-- BEGIN --

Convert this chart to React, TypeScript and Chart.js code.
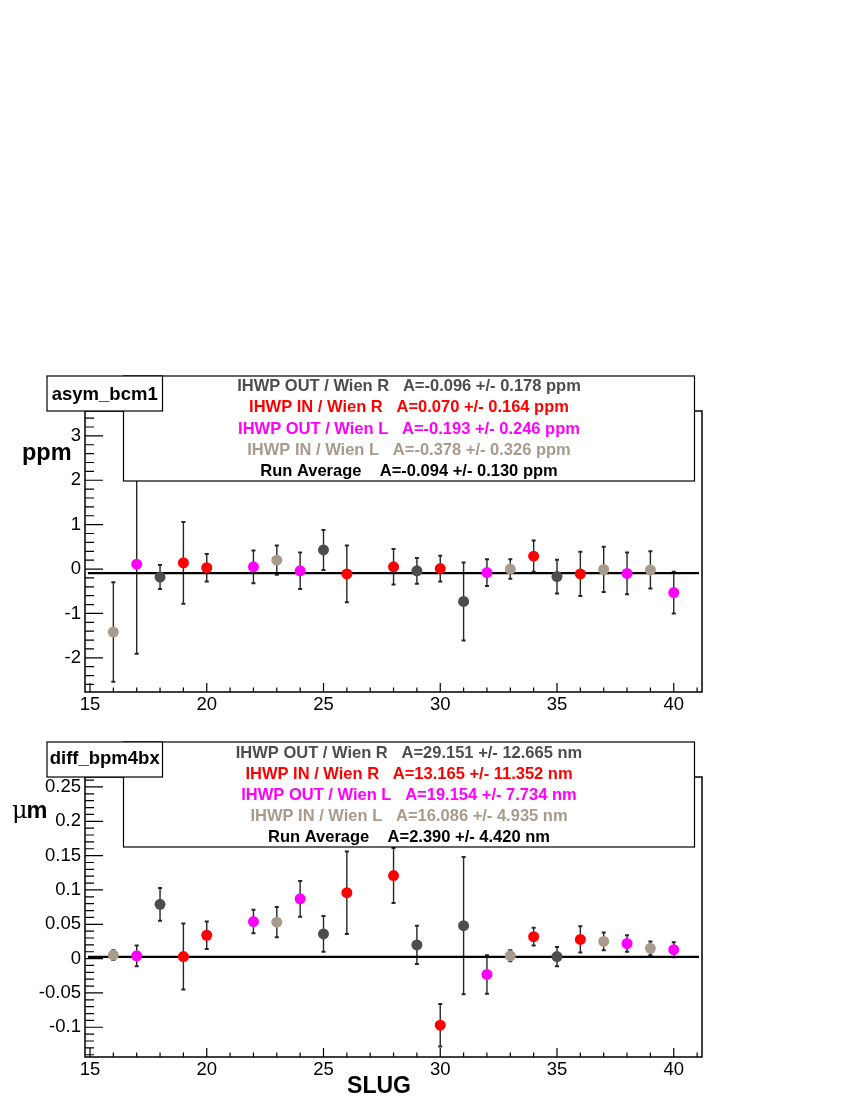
import React, { useEffect, useRef } from 'react';
import { Chart, registerables } from 'chart.js';

Chart.register(...registerables);

const FONT = '"Liberation Sans", Arial, Helvetica, sans-serif';

// colours of the four IHWP / Wien states
const colOutR = '#4d4d4d';
const colInR = '#ff0000';
const colOutL = '#ff00ff';
const colInL = '#a89a8c';

// slugs taken in each state
const slugsOutR = [18, 25, 29, 31, 35];
const slugsInR = [19, 20, 26, 28, 30, 34, 36];
const slugsOutL = [17, 22, 24, 32, 38, 40];
const slugsInL = [16, 23, 33, 37, 39];

// asym_bcm1 [ppm]
const bcmOutR = [-0.18, 0.43, -0.04, -0.73, -0.17];
const bcmOutRErr = [0.27, 0.45, 0.29, 0.88, 0.38];
const bcmInR = [0.14, 0.03, -0.11, 0.05, 0.01, 0.29, -0.11];
const bcmInRErr = [0.92, 0.31, 0.64, 0.4, 0.29, 0.35, 0.5];
const bcmOutL = [0.11, 0.05, -0.04, -0.08, -0.1, -0.53];
const bcmOutLErr = [2.02, 0.37, 0.41, 0.3, 0.47, 0.47];
const bcmInL = [-1.42, 0.2, 0.0, -0.01, -0.02];
const bcmInLErr = [1.12, 0.33, 0.22, 0.51, 0.42];
const bcmAverage = -0.094;

// diff_bpm4bx [um]
const bpmOutR = [0.079, 0.036, 0.02, 0.048, 0.003];
const bpmOutRErr = [0.024, 0.026, 0.028, 0.1, 0.014];
const bpmInR = [0.003, 0.034, 0.096, 0.121, -0.097, 0.032, 0.028];
const bpmInRErr = [0.048, 0.02, 0.06, 0.04, 0.031, 0.013, 0.019];
const bpmOutL = [0.004, 0.054, 0.087, -0.023, 0.022, 0.013];
const bpmOutLErr = [0.015, 0.017, 0.026, 0.028, 0.012, 0.011];
const bpmInL = [0.005, 0.053, 0.004, 0.025, 0.015];
const bpmInLErr = [0.007, 0.022, 0.008, 0.013, 0.01];
const bpmAverage = 0.00239;

// axis ticks
const slugTicks = [15, 20, 25, 30, 35, 40];
const bcmTicks = [-2, -1, 0, 1, 2, 3];
const bpmTicks = [-0.1, -0.05, 0, 0.05, 0.1, 0.15, 0.2, 0.25];

// fit result text
const bcmLegend = [
  'IHWP OUT / Wien R   A=-0.096 +/- 0.178 ppm',
  'IHWP IN / Wien R   A=0.070 +/- 0.164 ppm',
  'IHWP OUT / Wien L   A=-0.193 +/- 0.246 ppm',
  'IHWP IN / Wien L   A=-0.378 +/- 0.326 ppm',
  'Run Average    A=-0.094 +/- 0.130 ppm',
];
const bpmLegend = [
  'IHWP OUT / Wien R   A=29.151 +/- 12.665 nm',
  'IHWP IN / Wien R   A=13.165 +/- 11.352 nm',
  'IHWP OUT / Wien L   A=19.154 +/- 7.734 nm',
  'IHWP IN / Wien L   A=16.086 +/- 4.935 nm',
  'Run Average    A=2.390 +/- 4.420 nm',
];
const legendColors = [colOutR, colInR, colOutL, colInL, '#000000'];

type Series = { slugs: number[]; vals: number[]; errs: number[]; color: string };

type PanelProps = {
  pageTop: number;
  areaTop: number;
  padBottom: number;
  yMin: number;
  yMax: number;
  yTicks: number[];
  yMinor: number;
  series: Series[];
  avg: number;
  title: string;
  legend: string[];
  boxTop: number;
  titleBase: number;
  legendBase: number;
  legendStep: number;
  unit: 'ppm' | 'um';
  unitBase: number;
  slugBase?: number;
};

const Panel = (p: PanelProps) => {
  const canvasRef = useRef<HTMLCanvasElement>(null);
  const chartRef = useRef<Chart>();

  useEffect(() => {
    if (!canvasRef.current) return;
    if (chartRef.current) chartRef.current.destroy();

    const rootStyle = {
      id: 'rootStyle',
      beforeDatasetsDraw(chart: any) {
        const { ctx, chartArea: a, scales } = chart;
        const x = scales.x;
        const y = scales.y;
        ctx.save();
        ctx.beginPath();
        ctx.rect(a.left, a.top, a.right - a.left, a.bottom - a.top);
        ctx.clip();
        ctx.strokeStyle = '#262626';
        p.series.forEach((s) => {
          s.slugs.forEach((sl, i) => {
            const px = x.getPixelForValue(sl);
            const hi = y.getPixelForValue(s.vals[i] + s.errs[i]);
            const lo = y.getPixelForValue(s.vals[i] - s.errs[i]);
            ctx.lineWidth = 1.4;
            ctx.beginPath();
            ctx.moveTo(px, hi);
            ctx.lineTo(px, lo);
            ctx.stroke();
            ctx.lineWidth = 2;
            ctx.beginPath();
            ctx.moveTo(px - 2, hi);
            ctx.lineTo(px + 2, hi);
            ctx.moveTo(px - 2, lo);
            ctx.lineTo(px + 2, lo);
            ctx.stroke();
          });
        });
        ctx.restore();
      },
      afterDraw(chart: any) {
        const { ctx, chartArea: a, scales } = chart;
        const x = scales.x;
        const y = scales.y;
        ctx.save();
        // frame
        ctx.strokeStyle = '#000';
        ctx.lineWidth = 1.5;
        ctx.strokeRect(a.left, a.top, a.right - a.left, a.bottom - a.top);
        // ticks inside the frame
        ctx.lineWidth = 1.2;
        ctx.beginPath();
        p.yTicks.forEach((v) => {
          const py = y.getPixelForValue(v);
          ctx.moveTo(a.left, py);
          ctx.lineTo(a.left + 18, py);
        });
        const k0 = Math.ceil(p.yMin / p.yMinor - 1e-9);
        const k1 = Math.floor(p.yMax / p.yMinor + 1e-9);
        for (let k = k0; k <= k1; k++) {
          const py = y.getPixelForValue(k * p.yMinor);
          ctx.moveTo(a.left, py);
          ctx.lineTo(a.left + 9, py);
        }
        for (let s = 15; s <= 41; s++) {
          const px = x.getPixelForValue(s);
          ctx.moveTo(px, a.bottom);
          ctx.lineTo(px, a.bottom - (s % 5 === 0 ? 9 : 4.5));
        }
        ctx.stroke();

        // fit result box
        ctx.fillStyle = '#fff';
        ctx.fillRect(123.5, p.boxTop, 571, 105);
        ctx.lineWidth = 1.2;
        ctx.strokeRect(123.5, p.boxTop, 571, 105);
        ctx.font = `bold 16.5px ${FONT}`;
        ctx.textAlign = 'center';
        ctx.textBaseline = 'alphabetic';
        p.legend.forEach((t, i) => {
          ctx.fillStyle = legendColors[i];
          ctx.fillText(t, 409, p.legendBase + i * p.legendStep);
        });

        // histogram title box
        ctx.fillStyle = '#fff';
        ctx.fillRect(47, p.boxTop, 115.5, 35);
        ctx.strokeRect(47, p.boxTop, 115.5, 35);
        ctx.fillStyle = '#000';
        ctx.font = `bold 18.5px ${FONT}`;
        ctx.fillText(p.title, 104.7, p.titleBase);

        // axis titles
        ctx.textAlign = 'left';
        if (p.unit === 'ppm') {
          ctx.font = `bold 23.5px ${FONT}`;
          ctx.fillText('ppm', 22, p.unitBase);
        } else {
          ctx.font = '24px "DejaVu Serif", "Liberation Serif", serif';
          ctx.fillText('μ', 12, p.unitBase);
          const w = ctx.measureText('μ').width;
          ctx.font = `bold 23.5px ${FONT}`;
          ctx.fillText('m', 12 + w - 1, p.unitBase);
        }
        if (p.slugBase !== undefined) {
          ctx.textAlign = 'center';
          ctx.font = `bold 23px ${FONT}`;
          ctx.fillText('SLUG', 379, p.slugBase);
        }
        ctx.restore();
      },
    };

    const datasets: any[] = p.series.map((s) => ({
      type: 'scatter',
      data: s.slugs.map((sl, i) => ({ x: sl, y: s.vals[i] })),
      backgroundColor: s.color,
      borderColor: s.color,
      pointRadius: 5.5,
      borderWidth: 0,
      order: 0,
    }));
    datasets.push({
      type: 'line',
      data: [
        { x: 14.91, y: p.avg },
        { x: 41.08, y: p.avg },
      ],
      borderColor: '#000',
      borderWidth: 2.2,
      pointRadius: 0,
      order: 10,
    });

    chartRef.current = new Chart(canvasRef.current, {
      type: 'scatter',
      data: { datasets },
      options: {
        animation: false,
        responsive: false,
        maintainAspectRatio: false,
        layout: { padding: { left: 35, right: 148, top: p.areaTop, bottom: p.padBottom } },
        plugins: { legend: { display: false }, tooltip: { enabled: false } },
        scales: {
          x: {
            type: 'linear',
            min: 14.786,
            max: 41.21,
            grid: { display: false, drawTicks: false },
            border: { display: false },
            ticks: { color: '#000', font: { family: FONT, size: 18.5 }, padding: 2, maxRotation: 0 },
            afterBuildTicks: (s: any) => {
              s.ticks = slugTicks.map((v) => ({ value: v }));
            },
            afterFit: (s: any) => {
              s.height = 30;
            },
          },
          y: {
            type: 'linear',
            min: p.yMin,
            max: p.yMax,
            grid: { display: false, drawTicks: false },
            border: { display: false },
            ticks: {
              color: '#000',
              font: { family: FONT, size: 18.5 },
              padding: 4,
              callback: (v: any) => String(Math.round(Number(v) * 1000) / 1000),
            },
            afterBuildTicks: (s: any) => {
              s.ticks = p.yTicks.map((v) => ({ value: v }));
            },
            afterFit: (s: any) => {
              s.width = 50;
            },
          },
        },
      },
      plugins: [rootStyle],
    });

    return () => {
      if (chartRef.current) {
        chartRef.current.destroy();
        chartRef.current = undefined;
      }
    };
  }, []);

  return (
    <canvas
      ref={canvasRef}
      width={850}
      height={370}
      style={{ position: 'absolute', left: 0, top: p.pageTop, width: 850, height: 370 }}
    />
  );
};

const App = () => {
  const bcmSeries: Series[] = [
    { slugs: slugsOutR, vals: bcmOutR, errs: bcmOutRErr, color: colOutR },
    { slugs: slugsInR, vals: bcmInR, errs: bcmInRErr, color: colInR },
    { slugs: slugsOutL, vals: bcmOutL, errs: bcmOutLErr, color: colOutL },
    { slugs: slugsInL, vals: bcmInL, errs: bcmInLErr, color: colInL },
  ];
  const bpmSeries: Series[] = [
    { slugs: slugsOutR, vals: bpmOutR, errs: bpmOutRErr, color: colOutR },
    { slugs: slugsInR, vals: bpmInR, errs: bpmInRErr, color: colInR },
    { slugs: slugsOutL, vals: bpmOutL, errs: bpmOutLErr, color: colOutL },
    { slugs: slugsInL, vals: bpmInL, errs: bpmInLErr, color: colInL },
  ];

  return (
    <div style={{ position: 'absolute', left: 0, top: 0, width: 850, height: 1100, background: '#fff' }}>
      <Panel
        pageTop={360}
        areaTop={51}
        padBottom={8}
        yMin={-2.77}
        yMax={3.56}
        yTicks={bcmTicks}
        yMinor={0.2}
        series={bcmSeries}
        avg={bcmAverage}
        title="asym_bcm1"
        legend={bcmLegend}
        boxTop={16}
        titleBase={39.5}
        legendBase={30.7}
        legendStep={21.4}
        unit="ppm"
        unitBase={100}
      />
      <Panel
        pageTop={730}
        areaTop={47}
        padBottom={13}
        yMin={-0.1433}
        yMax={0.2645}
        yTicks={bpmTicks}
        yMinor={0.01}
        series={bpmSeries}
        avg={bpmAverage}
        title="diff_bpm4bx"
        legend={bpmLegend}
        boxTop={12}
        titleBase={34}
        legendBase={28}
        legendStep={20.9}
        unit="um"
        unitBase={88}
        slugBase={363}
      />
    </div>
  );
};

export default App;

-- END --

Exercise instructions:
Please repeat exactly the data above from its first line to the line that contains "Arial, Helvetica, sans-serif';", inclusive, and leave every picture out.

The reply:
Convert this chart to React, TypeScript and Chart.js code.
import React, { useEffect, useRef } from 'react';
import { Chart, registerables } from 'chart.js';

Chart.register(...registerables);

const FONT = '"Liberation Sans", Arial, Helvetica, sans-serif';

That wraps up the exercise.